[Collected material]:
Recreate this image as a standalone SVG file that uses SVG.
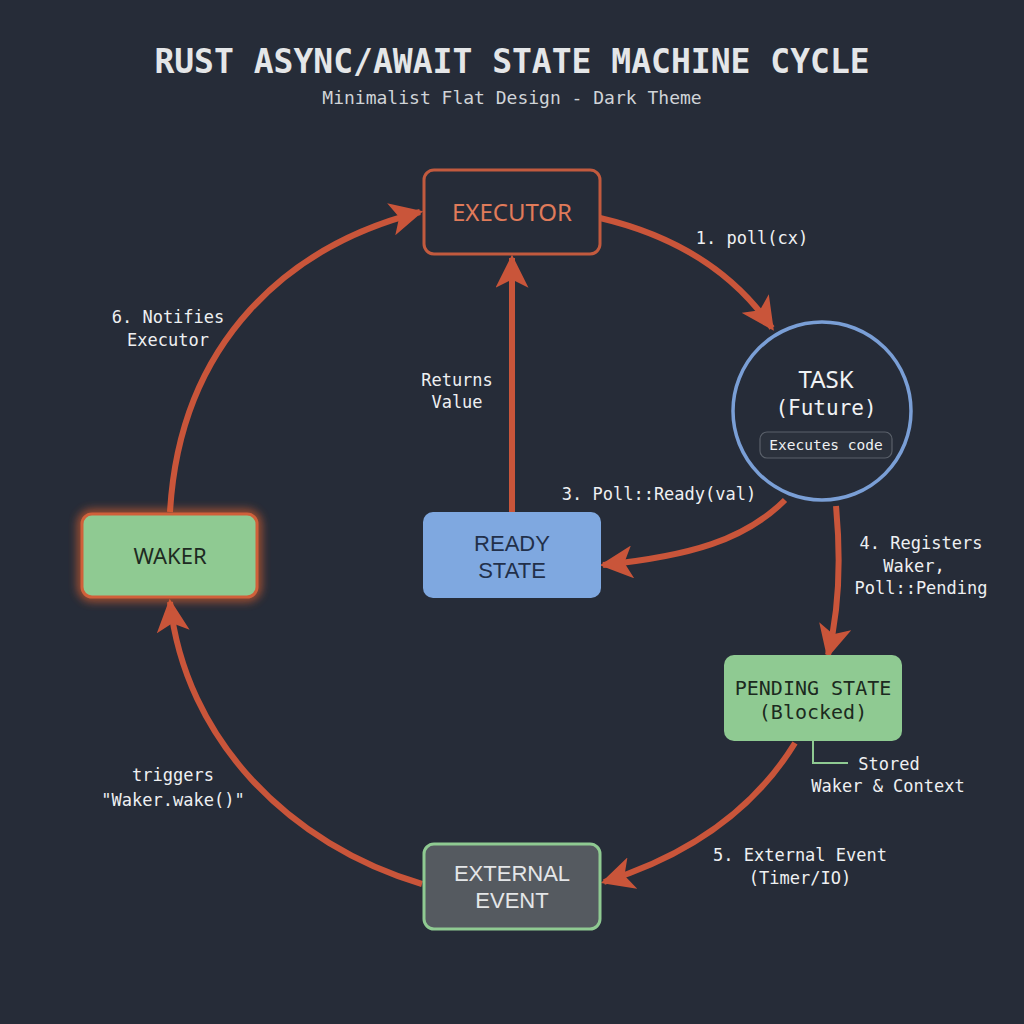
<svg xmlns="http://www.w3.org/2000/svg" width="1024" height="1024" viewBox="0 0 1024 1024">
<defs>
<marker id="ah" viewBox="0 0 10 10" refX="9" refY="5" markerWidth="5.5" markerHeight="5.5" markerUnits="strokeWidth" orient="auto">
<path d="M0,0 L10,5 L0,10 L2.5,5 Z" fill="#c9553a"/>
</marker>
<filter id="glow" x="-30%" y="-30%" width="160%" height="160%">
<feGaussianBlur stdDeviation="5"/>
</filter>
</defs>
<style>
.mono{font-family:"DejaVu Sans Mono","Liberation Mono",monospace}
.sans{font-family:"Noto Sans","Open Sans",sans-serif}
.sans2{font-family:"Liberation Sans","Noto Sans",sans-serif}
.lbl{font-family:"DejaVu Sans Mono","Liberation Mono",monospace;font-size:17px;fill:#eef0f2;text-anchor:middle}
.arr{fill:none;stroke:#c9553a;stroke-width:6;marker-end:url(#ah)}
</style>
<rect width="1024" height="1024" fill="#262c38"/>
<g id="title">
<text x="512" y="73" class="mono" font-size="33" font-weight="bold" fill="#e4e6e8" text-anchor="middle">RUST ASYNC/AWAIT STATE MACHINE CYCLE</text>
<text x="512" y="104" class="mono" font-size="18" fill="#d0d4d8" text-anchor="middle">Minimalist Flat Design - Dark Theme</text>
</g>
<g id="connectors">
<path class="arr" d="M600,218 Q715,245 772,328"/>
<path class="arr" d="M512,512 L512,258"/>
<path class="arr" d="M785,500 C745,540 690,556 603,565"/>
<path class="arr" d="M836,506 C842,570 838,615 828,655"/>
<path class="arr" d="M795,743 C760,800 700,852 604,882"/>
<path class="arr" d="M422,884 C290,845 185,740 170,602"/>
<path class="arr" d="M170,512 C180,340 290,245 420,212"/>
<path d="M813,741 L813,763 L848,763" fill="none" stroke="#8fca92" stroke-width="2"/>
</g>
<g id="labels">
<text x="752" y="244" class="lbl">1. poll(cx)</text>
<text x="457" y="386" class="lbl">Returns</text>
<text x="457" y="408" class="lbl">Value</text>
<text x="659" y="500" class="lbl">3. Poll::Ready(val)</text>
<text x="921" y="549" class="lbl">4. Registers</text>
<text x="914" y="572" class="lbl">Waker,</text>
<text x="921" y="594" class="lbl">Poll::Pending</text>
<text x="889" y="770" class="lbl">Stored</text>
<text x="888" y="792" class="lbl">Waker &amp; Context</text>
<text x="800" y="861" class="lbl">5. External Event</text>
<text x="800" y="884" class="lbl">(Timer/IO)</text>
<text x="173" y="781" class="lbl">triggers</text>
<text x="173" y="806" class="lbl">"Waker.wake()"</text>
<text x="168" y="323" class="lbl">6. Notifies</text>
<text x="168" y="346" class="lbl">Executor</text>
</g>
<g id="executor">
<rect x="424" y="170" width="176" height="84" rx="10" fill="#262c38" stroke="#c25a3e" stroke-width="3"/>
<text x="512" y="221" class="sans" font-size="24" fill="#e07b5a" text-anchor="middle">EXECUTOR</text>
</g>
<g id="task">
<circle cx="822" cy="411" r="89" fill="#262c38" stroke="#7a9fd6" stroke-width="3.5"/>
<text x="826" y="388" class="sans" font-size="24" fill="#f0f2f4" text-anchor="middle">TASK</text>
<text x="826" y="415" class="mono" font-size="21" fill="#f0f2f4" text-anchor="middle">(Future)</text>
<rect x="760" y="432" width="132" height="26" rx="7" fill="#2b313c" stroke="#5a606a" stroke-width="1.2"/>
<text x="826" y="450" class="mono" font-size="14.5" fill="#eef0f2" text-anchor="middle">Executes code</text>
</g>
<g id="waker">
<rect x="82" y="514" width="175" height="83" rx="10" fill="none" stroke="#e0602e" stroke-width="8" filter="url(#glow)" opacity="0.8"/>
<rect x="82" y="514" width="175" height="83" rx="10" fill="#8fca92" stroke="#d0603a" stroke-width="3"/>
<text x="170" y="564" class="sans" font-size="22" fill="#1e2a22" text-anchor="middle">WAKER</text>
</g>
<g id="ready">
<rect x="423" y="512" width="178" height="86" rx="10" fill="#7fa8e0"/>
<text x="512" y="551" class="sans2" font-size="22" fill="#22304a" text-anchor="middle">READY</text>
<text x="512" y="578" class="sans2" font-size="22" fill="#22304a" text-anchor="middle">STATE</text>
</g>
<g id="pending">
<rect x="724" y="655" width="178" height="86" rx="10" fill="#8fca92"/>
<text x="813" y="695" class="mono" font-size="20" fill="#1c2a20" text-anchor="middle">PENDING STATE</text>
<text x="813" y="719" class="mono" font-size="20" fill="#1c2a20" text-anchor="middle">(Blocked)</text>
</g>
<g id="external">
<rect x="424" y="844" width="176" height="85" rx="10" fill="#555a60" stroke="#8fca92" stroke-width="3"/>
<text x="512" y="881" class="sans2" font-size="22" fill="#e4e6e8" text-anchor="middle">EXTERNAL</text>
<text x="512" y="908" class="sans2" font-size="22" fill="#e4e6e8" text-anchor="middle">EVENT</text>
</g>
</svg>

[Short problem]:
Leave out the pictures and restate everything else word for word.

[Task output]:
Recreate this image as a standalone SVG file that uses SVG.
<svg xmlns="http://www.w3.org/2000/svg" width="1024" height="1024" viewBox="0 0 1024 1024">
<defs>
<marker id="ah" viewBox="0 0 10 10" refX="9" refY="5" markerWidth="5.5" markerHeight="5.5" markerUnits="strokeWidth" orient="auto">
<path d="M0,0 L10,5 L0,10 L2.5,5 Z" fill="#c9553a"/>
</marker>
<filter id="glow" x="-30%" y="-30%" width="160%" height="160%">
<feGaussianBlur stdDeviation="5"/>
</filter>
</defs>
<style>
.mono{font-family:"DejaVu Sans Mono","Liberation Mono",monospace}
.sans{font-family:"Noto Sans","Open Sans",sans-serif}
.sans2{font-family:"Liberation Sans","Noto Sans",sans-serif}
.lbl{font-family:"DejaVu Sans Mono","Liberation Mono",monospace;font-size:17px;fill:#eef0f2;text-anchor:middle}
.arr{fill:none;stroke:#c9553a;stroke-width:6;marker-end:url(#ah)}
</style>
<rect width="1024" height="1024" fill="#262c38"/>
<g id="title">
<text x="512" y="73" class="mono" font-size="33" font-weight="bold" fill="#e4e6e8" text-anchor="middle">RUST ASYNC/AWAIT STATE MACHINE CYCLE</text>
<text x="512" y="104" class="mono" font-size="18" fill="#d0d4d8" text-anchor="middle">Minimalist Flat Design - Dark Theme</text>
</g>
<g id="connectors">
<path class="arr" d="M600,218 Q715,245 772,328"/>
<path class="arr" d="M512,512 L512,258"/>
<path class="arr" d="M785,500 C745,540 690,556 603,565"/>
<path class="arr" d="M836,506 C842,570 838,615 828,655"/>
<path class="arr" d="M795,743 C760,800 700,852 604,882"/>
<path class="arr" d="M422,884 C290,845 185,740 170,602"/>
<path class="arr" d="M170,512 C180,340 290,245 420,212"/>
<path d="M813,741 L813,763 L848,763" fill="none" stroke="#8fca92" stroke-width="2"/>
</g>
<g id="labels">
<text x="752" y="244" class="lbl">1. poll(cx)</text>
<text x="457" y="386" class="lbl">Returns</text>
<text x="457" y="408" class="lbl">Value</text>
<text x="659" y="500" class="lbl">3. Poll::Ready(val)</text>
<text x="921" y="549" class="lbl">4. Registers</text>
<text x="914" y="572" class="lbl">Waker,</text>
<text x="921" y="594" class="lbl">Poll::Pending</text>
<text x="889" y="770" class="lbl">Stored</text>
<text x="888" y="792" class="lbl">Waker &amp; Context</text>
<text x="800" y="861" class="lbl">5. External Event</text>
<text x="800" y="884" class="lbl">(Timer/IO)</text>
<text x="173" y="781" class="lbl">triggers</text>
<text x="173" y="806" class="lbl">"Waker.wake()"</text>
<text x="168" y="323" class="lbl">6. Notifies</text>
<text x="168" y="346" class="lbl">Executor</text>
</g>
<g id="executor">
<rect x="424" y="170" width="176" height="84" rx="10" fill="#262c38" stroke="#c25a3e" stroke-width="3"/>
<text x="512" y="221" class="sans" font-size="24" fill="#e07b5a" text-anchor="middle">EXECUTOR</text>
</g>
<g id="task">
<circle cx="822" cy="411" r="89" fill="#262c38" stroke="#7a9fd6" stroke-width="3.5"/>
<text x="826" y="388" class="sans" font-size="24" fill="#f0f2f4" text-anchor="middle">TASK</text>
<text x="826" y="415" class="mono" font-size="21" fill="#f0f2f4" text-anchor="middle">(Future)</text>
<rect x="760" y="432" width="132" height="26" rx="7" fill="#2b313c" stroke="#5a606a" stroke-width="1.2"/>
<text x="826" y="450" class="mono" font-size="14.5" fill="#eef0f2" text-anchor="middle">Executes code</text>
</g>
<g id="waker">
<rect x="82" y="514" width="175" height="83" rx="10" fill="none" stroke="#e0602e" stroke-width="8" filter="url(#glow)" opacity="0.8"/>
<rect x="82" y="514" width="175" height="83" rx="10" fill="#8fca92" stroke="#d0603a" stroke-width="3"/>
<text x="170" y="564" class="sans" font-size="22" fill="#1e2a22" text-anchor="middle">WAKER</text>
</g>
<g id="ready">
<rect x="423" y="512" width="178" height="86" rx="10" fill="#7fa8e0"/>
<text x="512" y="551" class="sans2" font-size="22" fill="#22304a" text-anchor="middle">READY</text>
<text x="512" y="578" class="sans2" font-size="22" fill="#22304a" text-anchor="middle">STATE</text>
</g>
<g id="pending">
<rect x="724" y="655" width="178" height="86" rx="10" fill="#8fca92"/>
<text x="813" y="695" class="mono" font-size="20" fill="#1c2a20" text-anchor="middle">PENDING STATE</text>
<text x="813" y="719" class="mono" font-size="20" fill="#1c2a20" text-anchor="middle">(Blocked)</text>
</g>
<g id="external">
<rect x="424" y="844" width="176" height="85" rx="10" fill="#555a60" stroke="#8fca92" stroke-width="3"/>
<text x="512" y="881" class="sans2" font-size="22" fill="#e4e6e8" text-anchor="middle">EXTERNAL</text>
<text x="512" y="908" class="sans2" font-size="22" fill="#e4e6e8" text-anchor="middle">EVENT</text>
</g>
</svg>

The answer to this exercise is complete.